The largest degree of [dance confidence] can be found in girls under the age of 16. "They see dance as something fun, not as part of mating behavior," says Lovatt. That changes around the age of 16. "Between 16 and 20, dance confidence among girls falls markedly," says Lovatt. "Girls begin to see dance as a social act rather than a way of expressing themselves. They begin to worry about how they look and start searching for a boyfriend."

That won't surprise anyone who's seen girls dancing confidently on YouTube: they're more likely to be younger high school students than college students. I've noted several times before how wildly girls dance in clubs that cater mostly to high schoolers, even compared to ones that cater to college people. Still, that's a pretty nice combination in the 16 to 20 range -- high-stamina dancing, while not thinking so highly of yourself. Girls want that extra confidence in guys, but guys want girls to be more humble.

But once young women have come to terms with their lost dancing innocence, the satisfaction ratings start rising again. From the age of 20 onwards, their opinion of their own dance floor competence starts to improve and keeps increasing until the age of 35. After that it hits a plateau, however, as satisfaction levels stagnate. From 55 onwards, the value even drops. "That coincides with the menopause," says Lovatt. And it doesn't get any better: "Dance confidence remains low for the rest of a woman's life."

Yikes. Despite their plummeting levels of girliness, they're growing more self-confident. Again no surprise if you've ever been in a dance club surrounded by high school or college girls one night, and then by 30 year-olds the next night.
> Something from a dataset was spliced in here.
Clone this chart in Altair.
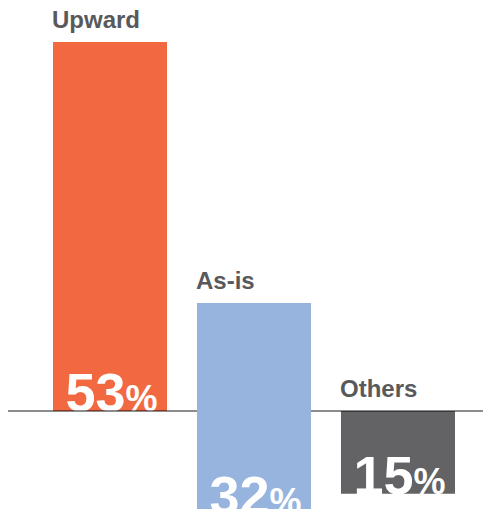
import altair as alt
import pandas as pd

# Data
categories = ["Upward", "As-is", "Others"]
values = [53, 32, 15]
# bar extents in percentage points relative to the baseline (as drawn in the picture)
bar_top = [53, 15.5, 0]
bar_bottom = [0, -14.8, -11.9]
colors = ["#F26941", "#96B4DE", "#636366"]
baseline = [0]

df = pd.DataFrame({
    "category": categories,
    "value": values,
    "top": bar_top,
    "bottom": bar_bottom,
    "num": [str(v) for v in values],
    "pct": ["%"] * len(values),
})
df_base = pd.DataFrame({"zero": baseline})

W = 475
H = 501
ydom = [-14.08, 57.88]
FONT = "Liberation Sans"

xscale = alt.Scale(paddingInner=30 / 144, paddingOuter=0.2535, align=45 / 73)
x = alt.X("category:N", sort=categories, axis=None, scale=xscale)
yscale = alt.Scale(domain=ydom, nice=False, zero=False)
y_top = alt.Y("top:Q", axis=None, scale=yscale)
y_bot = alt.Y("bottom:Q", axis=None, scale=yscale)
color = alt.Color("category:N", scale=alt.Scale(domain=categories, range=colors), legend=None)

base = alt.Chart(df)
not_asis = alt.datum.category != "As-is"
is_asis = alt.datum.category == "As-is"


def bars(flt):
    return base.transform_filter(flt).mark_bar().encode(
        x=x, y=y_top, y2=alt.Y2("bottom:Q"), color=color
    )


def digits(flt):
    return base.transform_filter(flt).mark_text(
        font=FONT, fontWeight="bold", fontSize=54, color="white",
        align="right", baseline="alphabetic", dx=15.5
    ).encode(x=x, y=y_bot, text="num:N")


def pct(flt):
    return base.transform_filter(flt).mark_text(
        font=FONT, fontWeight="bold", fontSize=36, color="white",
        align="left", baseline="alphabetic", dx=15.5
    ).encode(x=x, y=y_bot, text="pct:N")


rule = alt.Chart(df_base).mark_rule(color="black", opacity=0.45, strokeWidth=2).encode(
    y=alt.Y("zero:Q", axis=None, scale=yscale)
)

labels = base.mark_text(
    font=FONT, fontWeight="bold", fontSize=24, color="#58595B",
    align="left", baseline="alphabetic", dx=-58, dy=-14
).encode(x=x, y=y_top, text="category:N")

chart = alt.layer(
    bars(not_asis), digits(not_asis), pct(not_asis), rule,
    bars(is_asis), digits(is_asis), pct(is_asis), labels
).properties(
    width=W, height=H, padding=0,
    autosize=alt.AutoSizeParams(type="none"),
).configure_view(stroke=None)

chart.save("out.html", embed_options={"renderer": "svg", "actions": False})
The younger girls are at or near the peak of their girliness, and they're either justifiably confident or virtuously humble about it. As they grow older, they become more contemptible, rating themselves increasingly higher than they merit. Think of Kelly Kapowski vs. Mrs. Robinson.

Men also become more pleased with themselves as they age, although that could be due to dancing more attractively, so that the rise in confidence is deserved. I didn't start using larger and more complex moves -- or really any moves at all! -- until I was 24 or 25.

The pattern is somewhat different among men. Their dance confidence levels keep rising until the mid 30s. It then stagnates before starting to sink from the age of 55 onwards. But then, surprisingly, men get a second wind. From 65 on, they start to once again see themselves as pretty smooth operators on the dance floor.

The reason that older men, but not older women, get back into feeling good about dancing is that men can re-enter the mating market while women can't at that age. Younger guys signal their youthfulness just by their looks. A 65 year-old man doesn't have that option, so he turns more to a carefree attitude toward dancing, ribald humor, and other ways of signaling that he still has a healthy energy level and is ready to go.

* I've stolen this three-part typology of male mating strategies from Barry Sinervo, who discovered these patterns among the common side-blotched lizard.

1 comment:

  1. It's interesting that the guys with the highest testosterone levels were the most well-coordinated. Kinda matches the stereotypes, though - large awkward movements bring to mind images of skinny tall white kids without much muscle mass. Guys who are good at sports are usually good dancers.

    Interesting to see the information on age and confidence, too. I'm recruiting some women for a hip-hop video and, yeah, university students are often all "Can I just stand there looking pretty? Do I actually have to move?" when they hear what you want from them.